Your objective> Nothing but the lines from the top of the data to the line holding "120e6, 140e6, 160e6]" should be printed, word for word and both ends included; leave the pictures out.

Dataset section>

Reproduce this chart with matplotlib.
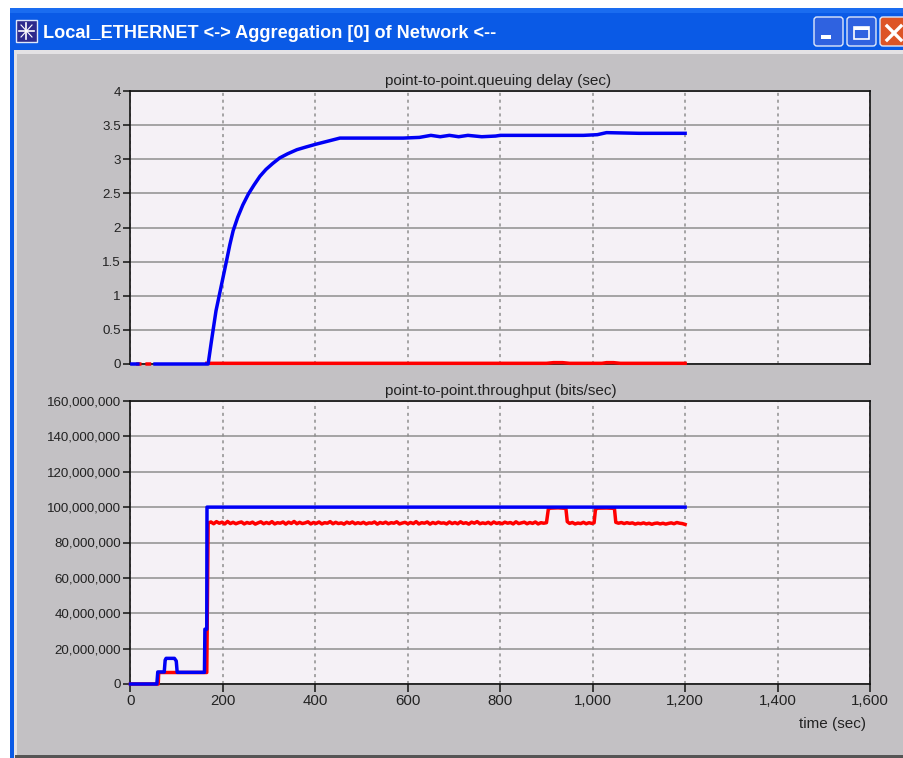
#!/usr/bin/env python3
"""Queuing delay and throughput of a point-to-point link, in a simulator window."""

import matplotlib
matplotlib.use("Agg")
import matplotlib.pyplot as plt
from matplotlib.patches import Rectangle, FancyBboxPatch
from matplotlib.ticker import FuncFormatter

W, H = 904, 758
NAN = float("nan")

window_title = "Local_ETHERNET <-> Aggregation [0] of Network <--"
top_title = "point-to-point.queuing delay (sec)"
bottom_title = "point-to-point.throughput (bits/sec)"
x_label = "time (sec)"

x_ticks = [0, 200, 400, 600, 800, 1000, 1200, 1400, 1600]
delay_ticks = [0, 0.5, 1, 1.5, 2, 2.5, 3, 3.5, 4]
delay_tick_labels = ["0", "0.5", "1", "1.5", "2", "2.5", "3", "3.5", "4"]
thr_ticks = [0, 20e6, 40e6, 60e6, 80e6, 100e6, 120e6, 140e6, 160e6]

# queuing delay, blue series
delay_blue_t = [3, 16, NAN, 53, 168, 175, 185, 195, 208, 215, 222, 232, 243, 255, 267, 280, 293,
                308, 323, 340, 360, 380, 401, 430, 453,
                500, 590, 625, 650, 670, 690, 710, 730, 760, 790, 800, 850, 900, 980, 1010,
                1030, 1100, 1200]
delay_blue = [0, 0, NAN, 0, 0, 0.33, 0.78, 1.1, 1.52, 1.75, 1.95, 2.15, 2.33, 2.49, 2.62, 2.75, 2.85,
              2.94, 3.02, 3.08, 3.14, 3.18, 3.22, 3.27, 3.31,
              3.31, 3.31, 3.32, 3.35, 3.33, 3.35, 3.33, 3.35, 3.33, 3.34, 3.35, 3.35, 3.35, 3.35, 3.36,
              3.39, 3.38, 3.38]

# queuing delay, red series
delay_red_t = [16, 20, NAN, 36, 41, NAN, 165, 640, 900, 915, 935, 950, 1020, 1030, 1045, 1060, 1200]
delay_red = [0, 0, NAN, 0, 0, NAN, 0.01, 0.01, 0.01, 0.02, 0.02, 0.01, 0.01, 0.02, 0.02, 0.01, 0.01]

# throughput, blue series
thr_blue_t = [0, 57, 59, 73, 75, 77, 95, 99, 101, 160, 161, 165, 165.5, 1200]
thr_blue = [0, 0, 6.8e6, 6.8e6, 13.5e6, 14.5e6, 14.5e6, 13e6, 6.6e6, 6.6e6, 31e6, 31e6, 100e6, 100e6]

# throughput, red series (Mbit/s)
thr_red_t = [0, 60, 61, 165, 168,
             174, 180, 186, 192, 198, 204, 210, 216, 222, 228, 234, 240, 246, 252, 258, 264, 270, 276,
             282, 288, 294, 300, 306, 312, 318, 324, 330, 336, 342, 348, 354, 360, 366, 372, 378, 384,
             390, 396, 402, 408, 414, 420, 426, 432, 438, 444, 450, 456, 462, 468, 474, 480, 486, 492,
             498, 504, 510, 516, 522, 528, 534, 540, 546, 552, 558, 564, 570, 576, 582, 588, 594, 600,
             606, 612, 618, 624, 630, 636, 642, 648, 654, 660, 666, 672, 678, 684, 690, 696, 702, 708,
             714, 720, 726, 732, 738, 744, 750, 756, 762, 768, 774, 780, 786, 792, 798, 804, 810, 816,
             822, 828, 834, 840, 846, 852, 858, 864, 870, 876, 882, 888, 894, 900,
             904, 908, 925, 942, 945, 950, 956, 962, 968, 974, 980, 986, 992, 998, 1003,
             1006, 1010, 1030, 1047, 1050, 1056, 1062, 1068, 1074, 1080, 1086, 1092, 1098, 1104, 1110,
             1116, 1122, 1128, 1134, 1140, 1146, 1152, 1158, 1164, 1170, 1176, 1182, 1188, 1194, 1200]
thr_red_mb = [0, 0, 6.5, 6.5, 91,
              91.6, 90.6, 91.8, 90.9, 91.5, 90.5, 91.9, 90.7, 91.4, 90.6, 91.2, 91.6, 90.5, 91.3, 90.8, 91.5, 90.4, 91.1,
              91.7, 90.6, 91.3, 90.7, 91.8, 90.5, 91.2, 90.9, 91.6, 90.4, 91.5, 90.8, 91.9, 90.6, 91.4, 90.7, 91.1, 91.7,
              90.5, 91.3, 90.8, 91.6, 90.5, 91.2, 90.9, 91.8, 90.6, 91.4, 90.7, 91.1, 90.4, 91.5, 90.8, 91.6, 90.6, 91.2,
              90.7, 91.4, 90.5, 91.1, 90.9, 91.6, 90.4, 91.3, 90.8, 91.5, 90.6, 91.2, 90.9, 91.7, 90.5, 91, 91.4, 90.6,
              91.3, 90.7, 91.8, 90.5, 91.2, 90.9, 91.6, 90.4, 91.3, 90.7, 91.5, 90.9, 91.1, 90.5, 91.6, 90.7, 91.3, 90.6,
              91.7, 90.8, 91.2, 90.4, 91.5, 90.9, 91.8, 90.6, 91.1, 90.7, 91.4, 90.5, 91.6, 90.8, 91.2, 90.6, 91.5, 90.9,
              91.3, 90.5, 91.7, 90.7, 91.1, 91.5, 90.6, 91.3, 90.8, 91.6, 90.5, 91.2, 90.9, 91.2,
              98.8, 99.4, 99.6, 99.3, 91.8, 90.8, 91.3, 90.5, 91, 90.7, 91.4, 90.6, 91.2, 90.8, 91.1,
              98.6, 99.4, 99.5, 99.3, 91.4, 90.9, 91.3, 90.7, 91.2, 90.8, 91.1, 90.4, 90.9, 90.6, 91.1,
              90.5, 90.9, 90.3, 90.8, 91, 90.5, 90.9, 90.4, 90.8, 91.1, 90.6, 91.3, 90.9, 90.7, 90.2]

WINDOW_GRAY = "#c3c1c4"
PLOT_BG = "#f5f1f6"
GRID = "#8e8e8e"
BLUE = "#0000f5"
RED = "#ff0000"
XP_BLUE = "#0a5ae6"


def px_axes(fig, left, top, right, bottom):
    """Axes placed from pixel edges measured on the picture."""
    return fig.add_axes([left / W, 1 - bottom / H, (right - left) / W, (bottom - top) / H])


def draw_chrome(fig):
    ax = fig.add_axes([0, 0, 1, 1])
    ax.set_xlim(0, W)
    ax.set_ylim(H, 0)
    ax.axis("off")
    ax.add_patch(Rectangle((10, 8), W - 10, H - 8, fc=XP_BLUE, ec="none"))
    ax.add_patch(Rectangle((14, 50), W - 14, H - 50, fc="#e4e2e4", ec="none"))
    ax.add_patch(Rectangle((17, 54), W - 17, H - 54, fc=WINDOW_GRAY, ec="none"))
    ax.add_patch(Rectangle((15, 755), W - 15, 3, fc="#555555", ec="none"))
    ax.add_patch(Rectangle((10, 8), W - 10, 5, fc="#1a6cf0", ec="none"))

    # window icon
    ax.add_patch(Rectangle((16, 20), 21, 22, fc="#2e2a8c", ec="#dfe8fa", lw=1))
    ax.plot([19, 34], [31, 31], color="white", lw=1.2)
    ax.plot([26.5, 26.5], [23, 39], color="white", lw=1.2)
    ax.plot([21, 32], [25, 37], color="white", lw=0.8)
    ax.plot([21, 32], [37, 25], color="white", lw=0.8)
    ax.text(43, 33, window_title, color="white", fontsize=13.1, fontweight="bold",
            family="Liberation Sans", va="center", ha="left")

    # caption buttons
    for x0, w, fc in [(814, 29, "#2f62e0"), (847, 29, "#2f62e0"), (880, 30, "#dd5426")]:
        ax.add_patch(FancyBboxPatch((x0, 17), w, 29, boxstyle="round,pad=0,rounding_size=3",
                                    fc=fc, ec="#dfe8fa", lw=1))
    ax.add_patch(Rectangle((821, 35), 10, 4, fc="white", ec="none"))
    ax.add_patch(Rectangle((854, 27), 15, 12, fc="none", ec="white", lw=1.2))
    ax.add_patch(Rectangle((854, 27), 15, 3, fc="white", ec="none"))
    ax.plot([887, 901], [26, 40], color="white", lw=2.4)
    ax.plot([887, 901], [40, 26], color="white", lw=2.4)


def style_plot(ax):
    ax.set_facecolor(PLOT_BG)
    ax.set_xlim(0, 1600)
    ax.set_xticks(x_ticks)
    ax.grid(axis="y", color=GRID, lw=1.1, ls="-")
    ax.grid(axis="x", color=GRID, lw=1.1, ls=(0, (2, 2.5)))
    ax.set_axisbelow(True)
    for side, spine in ax.spines.items():
        spine.set_linewidth(1.2)
        spine.set_color("#111111")
    ax.tick_params(axis="y", length=5, width=1.1, color="#111111", labelsize=9.6, labelcolor="#222222", pad=2)
    ax.tick_params(axis="x", length=6, width=1.1, color="#111111", labelsize=10.8, labelcolor="#222222", pad=1)


def main():
    plt.rcParams["font.family"] = ["Liberation Sans", "DejaVu Sans"]
    fig = plt.figure(figsize=(W / 100, H / 100), dpi=100, facecolor="white")
    draw_chrome(fig)

    ax1 = px_axes(fig, 130.5, 91, 870, 364)
    style_plot(ax1)
    ax1.set_ylim(0, 4)
    ax1.set_yticks(delay_ticks)
    ax1.set_yticklabels(delay_tick_labels)
    ax1.tick_params(axis="x", bottom=False, labelbottom=False)
    ax1.plot(delay_red_t, delay_red, color=RED, lw=2.5, clip_on=False, zorder=3)
    ax1.plot(delay_blue_t, delay_blue, color=BLUE, lw=2.5, clip_on=False, zorder=4)
    fig.text(498.5 / W, 1 - 81 / H, top_title, fontsize=11, color="#222222", ha="center", va="center")

    ax2 = px_axes(fig, 130.5, 401, 870, 684)
    style_plot(ax2)
    ax2.set_ylim(0, 160e6)
    ax2.set_yticks(thr_ticks)
    ax2.yaxis.set_major_formatter(FuncFormatter(lambda v, _: f"{v:,.0f}"))
    ax2.xaxis.set_major_formatter(FuncFormatter(lambda v, _: f"{v:,.0f}"))
    ax2.plot(thr_red_t, [v * 1e6 for v in thr_red_mb], color=RED, lw=2.5, clip_on=False, zorder=3)
    ax2.plot(thr_blue_t, thr_blue, color=BLUE, lw=2.5, clip_on=False, zorder=4)
    fig.text(500.5 / W, 1 - 391 / H, bottom_title, fontsize=11, color="#222222", ha="center", va="center")

    fig.text(832.5 / W, 1 - 724 / H, x_label, fontsize=11, color="#222222", ha="center", va="center")

    fig.savefig("out.png", dpi=100, facecolor="white")
    plt.close(fig)


if __name__ == "__main__":
    main()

The answer>
Reproduce this chart with matplotlib.
#!/usr/bin/env python3
"""Queuing delay and throughput of a point-to-point link, in a simulator window."""

import matplotlib
matplotlib.use("Agg")
import matplotlib.pyplot as plt
from matplotlib.patches import Rectangle, FancyBboxPatch
from matplotlib.ticker import FuncFormatter

W, H = 904, 758
NAN = float("nan")

window_title = "Local_ETHERNET <-> Aggregation [0] of Network <--"
top_title = "point-to-point.queuing delay (sec)"
bottom_title = "point-to-point.throughput (bits/sec)"
x_label = "time (sec)"

x_ticks = [0, 200, 400, 600, 800, 1000, 1200, 1400, 1600]
delay_ticks = [0, 0.5, 1, 1.5, 2, 2.5, 3, 3.5, 4]
delay_tick_labels = ["0", "0.5", "1", "1.5", "2", "2.5", "3", "3.5", "4"]
thr_ticks = [0, 20e6, 40e6, 60e6, 80e6, 100e6, 120e6, 140e6, 160e6]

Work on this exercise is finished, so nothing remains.